Walker insisted, as he has in the past, that reforms were needed to address the state’s $3.6 billion budget deficit he inherited, and that he did it without raising taxes or wholesale job cuts.

“The mayor has a moral obligation to tell people what exactly he would have done differently … the mayor doesn’t have a plan and all he has is attacking me,” Walker said.

Barrett often addressed Walker directly, and he returned frequently to an ongoing investigation into Walker’s previous tenure as the Milwaukee County executive, involving allegations that workers campaigned on county time and embezzled money from veterans groups. The so-called “John Doe” ethics investigation has not targeted Walker for wrongdoing, but he has transferred about $160,000 from his campaign to a legal defense fund, which, according to state law, is lawful only if the campaign gets prior approval from donors.

Walker has so far declined to say which contributors gave their blessing.

“This is all about trust,” Barrett said before turning to Walker: “Tell us who is paying your legal defense fund … you owe it to the people of this state.”

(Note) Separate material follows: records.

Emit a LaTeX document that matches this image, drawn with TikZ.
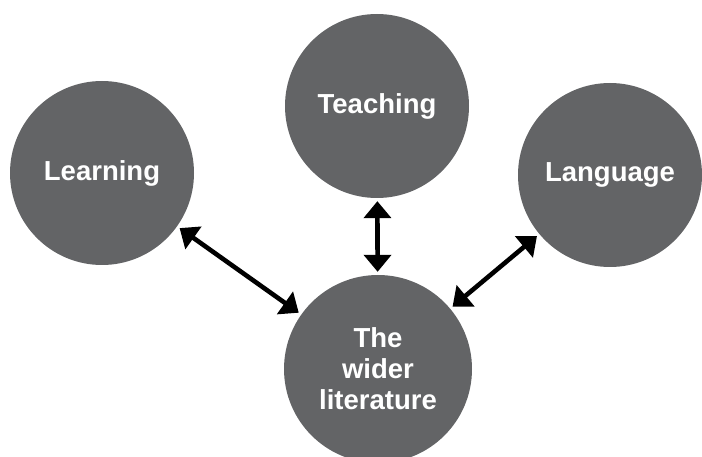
\documentclass[tikz,border=0pt]{standalone}
\usepackage{fontspec}
\setmainfont{Liberation Sans}
\usepackage{xcolor}
\usetikzlibrary{arrows.meta}
\definecolor{circlegray}{HTML}{636466}

\begin{document}
\begin{tikzpicture}[x=1pt, y=-1pt,
    topic/.style={circle, fill=circlegray, minimum size=184pt, inner sep=0pt, text=white,
        font=\fontsize{27.5}{31}\selectfont\bfseries, align=center},
    link/.style={line width=4.6pt, {Triangle[length=17pt,width=27pt]}-{Triangle[length=17pt,width=27pt]},
        shorten <=3pt, shorten >=3pt}]
    \useasboundingbox (0, 0) rectangle (702, 457);
    \node[topic] (learn) at (102, 173) {Learning};
    \node[topic] (teach) at (377, 106) {Teaching};
    \node[topic] (lang) at (610, 175) {Language};
    \node[topic, minimum size=188pt] (lit) at (378, 369) {The\\wider\\literature};
    \draw
    (learn) edge[link] (lit)
    (teach) edge[link] (lit)
    (lang) edge[link] (lit);
\end{tikzpicture}
\end{document}
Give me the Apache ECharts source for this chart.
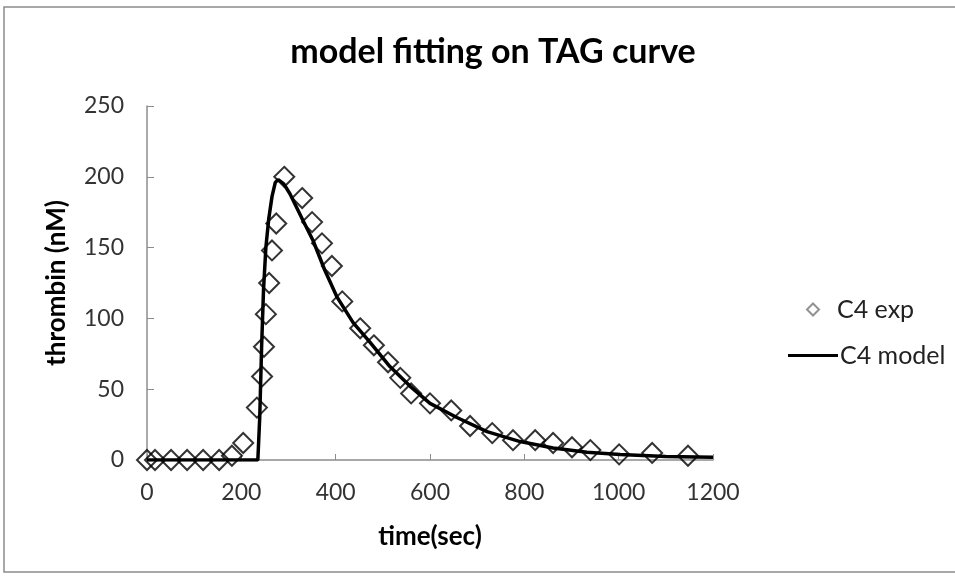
<!DOCTYPE html>
<html>
<head>
<meta charset="utf-8">
<script src="https://cdn.jsdelivr.net/npm/echarts@6/dist/echarts.min.js"></script>
<style>
html,body{margin:0;padding:0;background:#fff;}
#chart{width:955px;height:579px;}
</style>
</head>
<body>
<div id="chart"></div>
<script>
// Experimental data (time in sec, thrombin in nM)
const expTime = [0, 17, 51, 85, 119, 153, 180, 204, 233, 244, 248, 252, 259, 265, 274, 291, 329, 350, 371, 392, 414, 452, 481, 511, 537, 560, 600, 645, 685, 732, 776, 823, 861, 901, 940, 1001, 1071, 1147];
const expThrombin = [0, 0, 0, 0, 0, 0, 3, 12, 37, 59, 80, 103, 125, 148, 167, 200, 185, 168, 153, 137, 112, 93, 81, 69, 58, 47, 40, 35, 24, 19, 14, 14, 12, 9, 7, 4, 5, 3];
// Model curve
const modelTime = [0, 235, 239, 243, 247, 252, 258, 265, 272, 278, 290, 303, 331, 352, 377, 403, 437, 473, 515, 558, 600, 657, 721, 791, 861, 933, 1003, 1100, 1200];
const modelThrombin = [0, 0, 30, 80, 120, 150, 170, 186, 196, 198, 195, 188, 169, 155, 134, 115, 97, 83, 66, 52, 40, 30, 20, 13, 8.5, 5.5, 3.8, 2.5, 2];
const xTicks = [0, 200, 400, 600, 800, 1000, 1200];
const yTicks = [0, 50, 100, 150, 200, 250];

const FONT = 'Lato';
const chart = echarts.init(document.getElementById('chart'));
chart.setOption({
  animation: false,
  backgroundColor: '#fff',
  textStyle: {fontFamily: FONT},
  graphic: [{
    type: 'rect', shape: {x: 4, y: 7, width: 960, height: 565},
    style: {fill: 'none', stroke: '#8c8c8c', lineWidth: 1.5}, silent: true
  }],
  title: {
    text: 'model fitting on TAG curve',
    left: 488, top: 30, textAlign: 'center',
    textStyle: {fontFamily: FONT, fontSize: 34, fontWeight: 'bold', color: '#000'}
  },
  legend: [{
    orient: 'vertical', left: 801, top: 292,
    itemWidth: 12, itemHeight: 12,
    textStyle: {fontFamily: FONT, fontSize: 25, color: '#222', padding: [0, 0, 0, 13]},
    data: [{name: 'C4 exp', icon: 'diamond', itemStyle: {color: 'transparent', borderColor: '#777', borderWidth: 2}}]
  }, {
    orient: 'vertical', left: 783, top: 338,
    itemWidth: 50, itemHeight: 3,
    textStyle: {fontFamily: FONT, fontSize: 25, color: '#222', padding: [0, 0, 0, -3]},
    data: [{name: 'C4 model', icon: 'rect', itemStyle: {color: '#000'}}]
  }],
  grid: {left: 147, right: 242, top: 106, bottom: 119, containLabel: false},
  xAxis: {
    type: 'value', min: xTicks[0], max: xTicks[xTicks.length - 1], interval: 200,
    name: 'time(sec)', nameLocation: 'middle', nameGap: 64,
    nameTextStyle: {fontFamily: FONT, fontSize: 26, fontWeight: 'bold', color: '#000'},
    axisLine: {lineStyle: {color: '#8c8c8c', width: 1.5}},
    axisTick: {show: true, inside: true, length: 6, lineStyle: {color: '#8c8c8c'}},
    axisLabel: {fontFamily: FONT, fontSize: 23, color: '#333', margin: 21, formatter: v => String(v)},
    splitLine: {show: false}
  },
  yAxis: {
    type: 'value', min: yTicks[0], max: yTicks[yTicks.length - 1], interval: 50,
    name: 'thrombin (nM)', nameLocation: 'middle', nameGap: 77,
    nameTextStyle: {fontFamily: FONT, fontSize: 26, fontWeight: 'bold', color: '#000'},
    axisLine: {show: true, lineStyle: {color: '#8c8c8c', width: 1.5}},
    axisTick: {show: true, inside: true, length: 7, lineStyle: {color: '#8c8c8c'}},
    axisLabel: {fontFamily: FONT, fontSize: 23, color: '#333', margin: 23, formatter: v => String(v)},
    splitLine: {show: false}
  },
  series: [
    {
      name: 'C4 exp', type: 'scatter', symbol: 'diamond', symbolSize: 20,
      itemStyle: {color: 'transparent', borderColor: '#000', borderWidth: 2},
      data: expTime.map((t, i) => [t, expThrombin[i]]),
      z: 2
    },
    {
      name: 'C4 model', type: 'line', symbol: 'none', smooth: false,
      lineStyle: {color: '#000', width: 3.5}, itemStyle: {color: '#000'},
      data: modelTime.map((t, i) => [t, modelThrombin[i]]),
      z: 3
    }
  ]
});
</script>
</body>
</html>
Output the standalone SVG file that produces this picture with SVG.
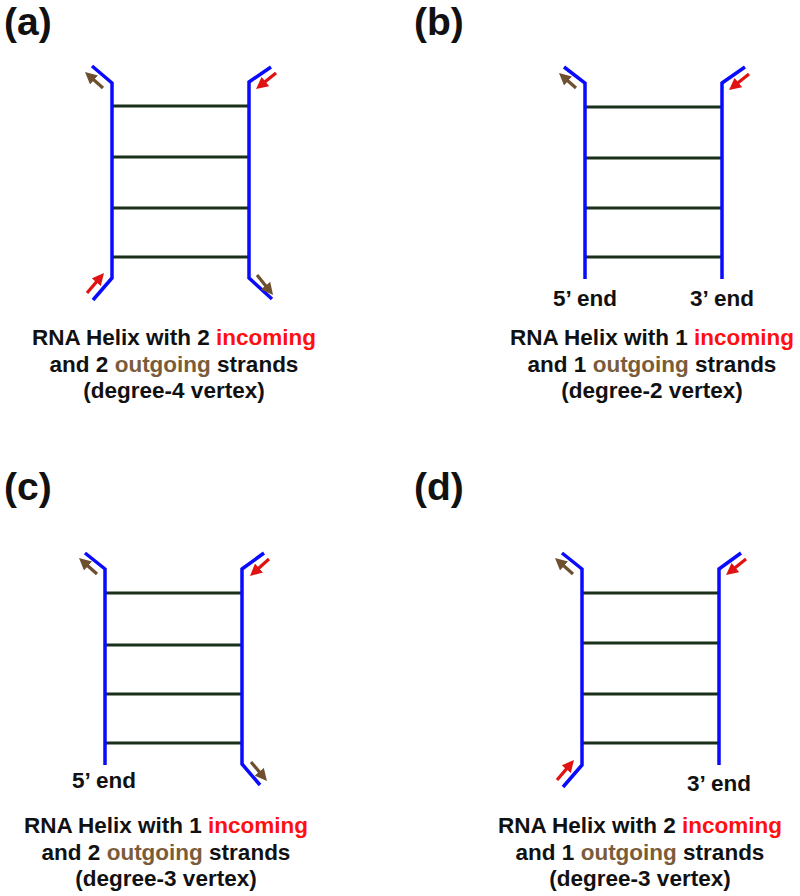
<svg xmlns="http://www.w3.org/2000/svg" width="800" height="896" viewBox="0 0 800 896">
<style>
  .bg{fill:#ffffff}
  .strand{fill:none;stroke:#0a0aff;stroke-width:3.5;stroke-linejoin:miter}
  .rung{stroke:#1b301b;stroke-width:3.2}
  .arr-in{stroke:#e01212;stroke-width:3.2}
  .arr-out{stroke:#6e5030;stroke-width:3.2}
  .plabel{font-family:"Liberation Sans",Arial,sans-serif;font-weight:bold;font-size:39px;fill:#111}
  .cap{font-family:"Liberation Sans",Arial,sans-serif;font-weight:bold;font-size:22.5px;fill:#111;text-anchor:middle}
  .end{font-family:"Liberation Sans",Arial,sans-serif;font-weight:bold;font-size:22.5px;fill:#111;text-anchor:middle}
  .in{fill:#ff1010}
  .out{fill:#7b5c3a}
</style>
<defs>
  <marker id="headIn" viewBox="0 0 10 10" markerWidth="12" markerHeight="12" markerUnits="userSpaceOnUse" refX="5" refY="5" orient="auto">
    <path d="M0,0 L10,5 L0,10 z" fill="#e01212"/>
  </marker>
  <marker id="headOut" viewBox="0 0 10 10" markerWidth="12" markerHeight="12" markerUnits="userSpaceOnUse" refX="5" refY="5" orient="auto">
    <path d="M0,0 L10,5 L0,10 z" fill="#6e5030"/>
  </marker>
</defs>
<rect class="bg" x="0" y="0" width="800" height="896"/>

<!-- Panel (a) -->
<g id="panel-a">
  <text class="plabel" x="4" y="35">(a)</text>
  <g id="a-rungs">
    <line class="rung" x1="112" y1="106" x2="249" y2="106"/>
    <line class="rung" x1="112" y1="157" x2="249" y2="157"/>
    <line class="rung" x1="112" y1="208" x2="249" y2="208"/>
    <line class="rung" x1="112" y1="257" x2="249" y2="257"/>
  </g>
  <g id="a-strands">
    <polyline class="strand" points="92,66 112,83 112,278 93,300"/>
    <polyline class="strand" points="271,67 249,82 249,278 272,299"/>
  </g>
  <text class="cap" x="174" y="345">RNA Helix with 2 <tspan class="in">incoming</tspan></text>
  <text class="cap" x="174" y="371.5">and 2 <tspan class="out">outgoing</tspan> strands</text>
  <text class="cap" x="174" y="398">(degree-4 vertex)</text>
</g>

<!-- Panel (b) -->
<g id="panel-b">
  <text class="plabel" x="414" y="35">(b)</text>
  <g id="b-rungs">
    <line class="rung" x1="585" y1="107" x2="722" y2="107"/>
    <line class="rung" x1="585" y1="158" x2="722" y2="158"/>
    <line class="rung" x1="585" y1="208" x2="722" y2="208"/>
    <line class="rung" x1="585" y1="257" x2="722" y2="257"/>
  </g>
  <g id="b-strands">
    <polyline class="strand" points="564,67 585,83 585,279"/>
    <polyline class="strand" points="745,67 722,83 722,279"/>
  </g>
  <text class="end" x="585" y="306">5’ end</text>
  <text class="end" x="722" y="306">3’ end</text>
  <text class="cap" x="652" y="345">RNA Helix with 1 <tspan class="in">incoming</tspan></text>
  <text class="cap" x="652" y="371.5">and 1 <tspan class="out">outgoing</tspan> strands</text>
  <text class="cap" x="652" y="398">(degree-2 vertex)</text>
</g>

<!-- Panel (c) -->
<g id="panel-c">
  <text class="plabel" x="4" y="500">(c)</text>
  <g id="c-rungs">
    <line class="rung" x1="105" y1="593" x2="242" y2="593"/>
    <line class="rung" x1="105" y1="645" x2="242" y2="645"/>
    <line class="rung" x1="105" y1="694" x2="242" y2="694"/>
    <line class="rung" x1="105" y1="743" x2="242" y2="743"/>
  </g>
  <g id="c-strands">
    <polyline class="strand" points="85,553 105,569 105,765"/>
    <polyline class="strand" points="264,553 242,569 242,764 260,785"/>
  </g>
  <text class="end" x="104" y="788">5’ end</text>
  <text class="cap" x="166" y="833">RNA Helix with 1 <tspan class="in">incoming</tspan></text>
  <text class="cap" x="166" y="859.5">and 2 <tspan class="out">outgoing</tspan> strands</text>
  <text class="cap" x="166" y="886">(degree-3 vertex)</text>
</g>

<!-- Panel (d) -->
<g id="panel-d">
  <text class="plabel" x="414" y="500">(d)</text>
  <g id="d-rungs">
    <line class="rung" x1="582" y1="593" x2="719" y2="593"/>
    <line class="rung" x1="582" y1="643" x2="719" y2="643"/>
    <line class="rung" x1="582" y1="694" x2="719" y2="694"/>
    <line class="rung" x1="582" y1="743" x2="719" y2="743"/>
  </g>
  <g id="d-strands">
    <polyline class="strand" points="562,553 582,569 582,765 563,787"/>
    <polyline class="strand" points="741,553 719,569 719,765"/>
  </g>
  <text class="end" x="719" y="791">3’ end</text>
  <text class="cap" x="640" y="833">RNA Helix with 2 <tspan class="in">incoming</tspan></text>
  <text class="cap" x="640" y="859.5">and 1 <tspan class="out">outgoing</tspan> strands</text>
  <text class="cap" x="640" y="886">(degree-3 vertex)</text>
</g>

<!-- Connectors: strand direction arrows -->
<g id="connectors">
  <line class="arr-out" x1="103" y1="88" x2="89.5" y2="76" marker-end="url(#headOut)"/>
  <line class="arr-in" x1="276" y1="73" x2="260.7" y2="85.3" marker-end="url(#headIn)"/>
  <line class="arr-in" x1="87" y1="293" x2="100.1" y2="277.6" marker-end="url(#headIn)"/>
  <line class="arr-out" x1="257" y1="275" x2="269.3" y2="290.3" marker-end="url(#headOut)"/>

  <line class="arr-out" x1="576" y1="88" x2="563.5" y2="77" marker-end="url(#headOut)"/>
  <line class="arr-in" x1="749" y1="74" x2="733.7" y2="86.3" marker-end="url(#headIn)"/>

  <line class="arr-out" x1="97" y1="574" x2="83.5" y2="562" marker-end="url(#headOut)"/>
  <line class="arr-in" x1="269" y1="559" x2="254.5" y2="572" marker-end="url(#headIn)"/>
  <line class="arr-out" x1="251" y1="762" x2="263.1" y2="776.4" marker-end="url(#headOut)"/>

  <line class="arr-out" x1="573" y1="574" x2="559.5" y2="562" marker-end="url(#headOut)"/>
  <line class="arr-in" x1="746" y1="559" x2="730.7" y2="571.3" marker-end="url(#headIn)"/>
  <line class="arr-in" x1="557" y1="780" x2="570.1" y2="764.6" marker-end="url(#headIn)"/>
</g>
</svg>
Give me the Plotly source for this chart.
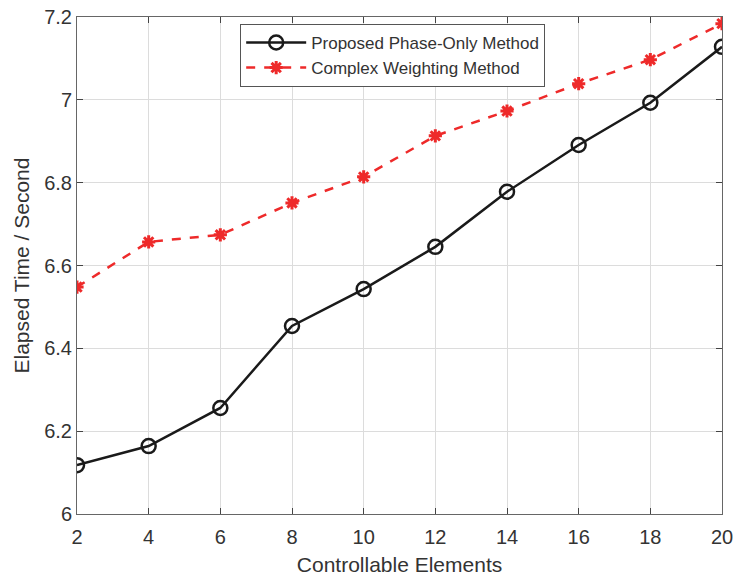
import plotly.graph_objects as go

elements = [2, 4, 6, 8, 10, 12, 14, 16, 18, 20]
phase_only = [6.118, 6.164, 6.256, 6.454, 6.543, 6.645, 6.778, 6.891, 6.993, 7.128]
complex_w = [6.548, 6.657, 6.674, 6.751, 6.814, 6.913, 6.973, 7.039, 7.097, 7.184]
y_ticks = [6, 6.2, 6.4, 6.6, 6.8, 7, 7.2]
y_labels = ["6", "6.2", "6.4", "6.6", "6.8", "7", "7.2"]
x_ticks = [2, 4, 6, 8, 10, 12, 14, 16, 18, 20]

fig = go.Figure()
fig.add_trace(go.Scatter(
    x=elements, y=phase_only, mode="lines+markers",
    name="Proposed Phase-Only Method",
    line=dict(color="#1a1a1a", width=2.5),
    marker=dict(symbol="circle-open", size=14, color="#1a1a1a", line=dict(width=2.5)),
))
fig.add_trace(go.Scatter(
    x=elements, y=complex_w, mode="lines+markers",
    name="Complex Weighting Method",
    line=dict(color="#ee2a2a", width=2.5, dash="dash"),
    marker=dict(symbol="asterisk-open", size=11, color="#ee2a2a", line=dict(width=3, color="#ee2a2a")),
))

font_f = "Liberation Sans, Arial"
axis_common = dict(
    showline=True, linecolor="#666666", linewidth=1, mirror="ticks",
    ticks="inside", ticklen=6, tickcolor="#444444",
    showgrid=True, gridcolor="#dcdcdc", gridwidth=1, zeroline=False,
    automargin=False,
    tickfont=dict(family=font_f, size=20, color="#333333"),
)

fig.update_layout(
    width=735, height=580,
    margin=dict(l=77, r=13, t=17, b=66),
    paper_bgcolor="white", plot_bgcolor="white",
    xaxis=dict(range=[2, 20], tickvals=x_ticks, ticklabelstandoff=5,
               title=dict(text="Controllable Elements", standoff=10,
                          font=dict(family=font_f, size=21, color="#333333")),
               **axis_common),
    yaxis=dict(range=[6, 7.2], tickvals=y_ticks, ticktext=y_labels,
               title=dict(text="Elapsed Time / Second", standoff=8,
                          font=dict(family=font_f, size=21, color="#333333")),
               **axis_common),
    legend=dict(x=0.253, y=0.986, xanchor="left", yanchor="top",
                bgcolor="white", bordercolor="#555555", borderwidth=1,
                font=dict(family=font_f, size=17, color="#333333"),
                tracegroupgap=0, itemwidth=60),
    showlegend=True,
)

fig.write_html("out.html")
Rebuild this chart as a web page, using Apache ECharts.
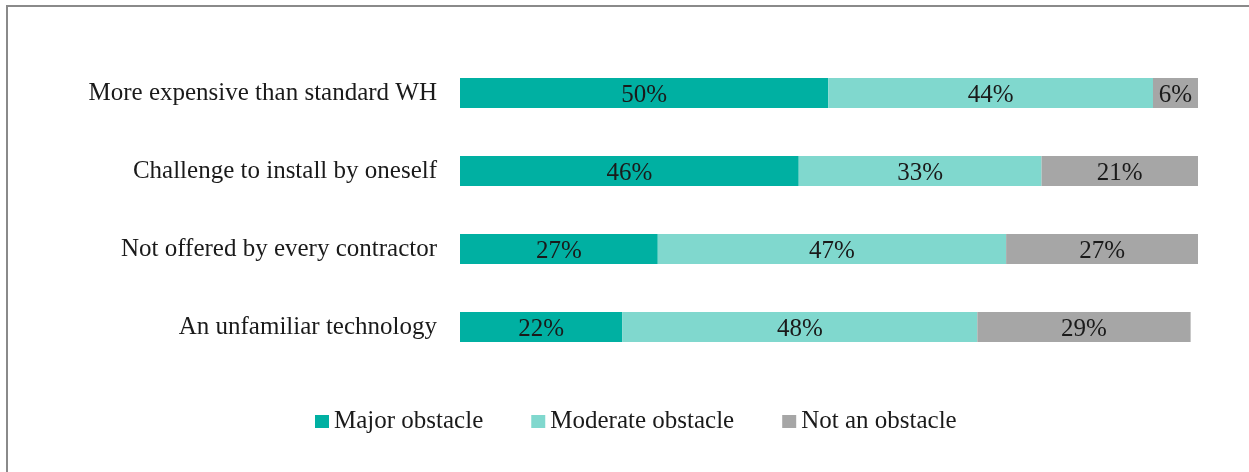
<!DOCTYPE html>
<html>
<head>
<meta charset="utf-8">
<script src="https://cdn.jsdelivr.net/npm/echarts@6/dist/echarts.min.js"></script>
<style>
    html, body { margin: 0; padding: 0; background: #fff; overflow: hidden; }
    #frame {
        position: absolute; left: 6px; top: 5px;
        width: 1260px; height: 480px;
        border-left: 2px solid #8a8a8a; border-top: 2px solid #8a8a8a;
    }
    #chart { position: absolute; left: 0; top: 0; width: 1249px; height: 472px; }
</style>
</head>
<body>
<div id="frame"></div>
<div id="chart"></div>
<script>
    // categories, top to bottom
    var categories = [
        'More expensive than standard WH',
        'Challenge to install by oneself',
        'Not offered by every contractor',
        'An unfamiliar technology'
    ];
    var seriesNames = ['Major obstacle', 'Moderate obstacle', 'Not an obstacle'];
    // percentages
    var major = [49.9, 45.9, 26.8, 22.0];
    var moderate = [44.0, 32.9, 47.2, 48.1];
    var notObstacle = [6.1, 21.2, 26.5, 28.9];
    var colors = ['#00b0a2', '#80d8ce', '#a6a6a6'];

    var font = '"Liberation Serif", "Times New Roman", serif';
    var chart = echarts.init(document.getElementById('chart'));

    function makeSeries(name, data, color) {
        return {
            name: name,
            type: 'bar',
            stack: 'total',
            barWidth: 30,
            data: data,
            itemStyle: { color: color },
            label: {
                show: true,
                position: 'inside',
                offset: [0, 2],
                color: '#1a1a1a',
                fontFamily: font,
                fontSize: 25,
                formatter: function (p) { return Math.round(p.value) + '%'; }
            }
        };
    }

    chart.setOption({
        animation: false,
        textStyle: { fontFamily: font },
        grid: { left: 460, right: 51, top: 54, height: 312 },
        legend: {
            left: 310,
            top: 404,
            itemWidth: 14,
            itemHeight: 13,
            itemGap: 48,
            icon: 'rect',
            textStyle: { fontFamily: font, fontSize: 25, color: '#1a1a1a' },
            data: seriesNames
        },
        xAxis: {
            type: 'value', min: 0, max: 100,
            show: false
        },
        yAxis: {
            type: 'category',
            inverse: true,
            data: categories,
            axisLine: { show: false },
            axisTick: { show: false },
            axisLabel: { fontFamily: font, fontSize: 25, color: '#1a1a1a', margin: 23 }
        },
        series: [
            makeSeries(seriesNames[0], major, colors[0]),
            makeSeries(seriesNames[1], moderate, colors[1]),
            makeSeries(seriesNames[2], notObstacle, colors[2])
        ]
    });
</script>
</body>
</html>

Later, Barrett hammered Walker for a television commercial that shows a blurred image of a 2-year-old who spent almost a week in intensive care after being severely beaten. The aim of the ad was to criticize Milwaukee’s track record on preventing violent crime.

“He is running a commercial showing a picture of a dead baby. This is Willie Horton stuff," Barrett said to Walker, referring to a crime-related ad in the 1988 presidential campaign, widely seen as inflammatory, that proved devastating to Democrat Michael Dukakis. "The person who killed that baby was arrested by Milwaukee police.… You should be ashamed,” he said.

Walker defended the ad, saying Barrett campaigned in the primary on his work to reduce the violent crime rate. “I think if it was worth to say that people should vote for you in the primary because it had gone down, the same question is completely legitimate in reverse. Violent crime has gone up, sadly,” Walker said.

The Marquette poll that shows Walker up by seven percentage points was conducted May 23-26, before the first gubernatorial debate. However, “if the Marquette poll is accurate, it’s going to be tough for Barrett,” McAdams says.

“There’s a very small number of undecided voters, so there’s not a lot of people out there to be moved,” he says.

One such resolute voter is Karen Stardy, a farmer from Union Grove. Earlier in the day, while manning her booth at a farmer’s market in South Milwaukee, Ms. Stardy said her disgust was not necessarily with Barrett but with how the recall election is dividing her community but not offering real solutions to turning the economy around.

“There’s arguments all over the place. It’s like, nobody’s really right and nobody’s really wrong,” she said. “I’d rather not see people arguing over politics. We have to tough it out. There’s no instant solution to the problems that we’ve got.”